We are currently undergoing a dramatic, almost unnoticed agricultural revolution to meet the needs of a growing world population hungry for food and energy under new, emission-restrained framework conditions. In its scope and size it is comparable to the transformation of agriculture which took place as part of the Industrial Revolution of the 19th century.
High-End-Agriculture, as we know it, is a historically new phenomenon. By putting it into historical and international context, we try to evaluate its constraints with respect to a sustainable use of soils, the major non-renewable resource a sustainable society is built on.
The workshop aims at bringing together expertise from several usually not connected fields within soils sciences and beyond.
The workshop will start with invited presentations covering energy, soil and biomass as main building blocks of our common argument.
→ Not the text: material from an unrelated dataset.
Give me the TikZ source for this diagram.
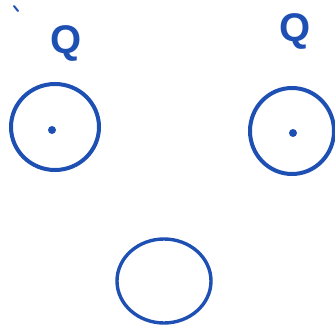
\documentclass[tikz,border=0pt]{standalone}
\usepackage{fontspec}
\setmainfont{Liberation Sans}
\usetikzlibrary{shapes.geometric}
\definecolor{ink}{RGB}{30,80,180}
\tikzset{
  ring/.style={draw=ink, line width=4pt, ellipse, inner sep=0pt},
  dotc/.style={circle, fill=ink, inner sep=0pt, minimum size=8pt},
  qlabel/.style={text=ink, font=\fontsize{40}{42}\selectfont\bfseries, inner sep=0pt}
}
\begin{document}
\begin{tikzpicture}[x=1pt,y=-1pt]
\useasboundingbox (0,0) rectangle (335,326);
\node[ring, minimum width=88pt, minimum height=86pt] (left) at (55,127) {};
\node[dotc] (ldot) at (52,130) {};
\node[qlabel] (lq) at (66,43) {Q};
\node[ring, minimum width=84pt, minimum height=86pt] (right) at (292,131) {};
\node[dotc] (rdot) at (293,133) {};
\node[qlabel] (rq) at (295,31) {Q};
\node[ring, minimum width=94pt, minimum height=84pt, line width=3.4pt] (bottom) at (164,281) {};
\coordinate (m1) at (14,6);
\coordinate (m2) at (18,11);
\draw[ink, line width=2pt, line cap=round] (m1) -- (m2);
\end{tikzpicture}
\end{document}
A historical reflection of these inputs will be offered as closing of the first day.
On the second day several interdisciplinary working groups will be asked to comment in particular on one of the extended abstracts, identifying connections to the overall workshop and formulation research questions and methodological and conceptual challenges.
To take a long-term view on sustainable use of soils under plausible land-use scenarios will need a conceptually new approach, bringing together historical and scientific expertise. The experts will be asked to identify the main methodological and conceptual challenges for such an integrated, long-term view. The will also be asked to identify the most pressing research questions and formulate research strategies to tackle them.
Current efforts in ESF to highlight the functions of land-use for sustainability and regional policy alike will hopefully allow funding of such research, the planned soil thematic strategy within FP 7 of the European Commission will also allow funding based on such priorities. Our joint paper aims at making a strong statement with regard to research priorities and conceptual approaches.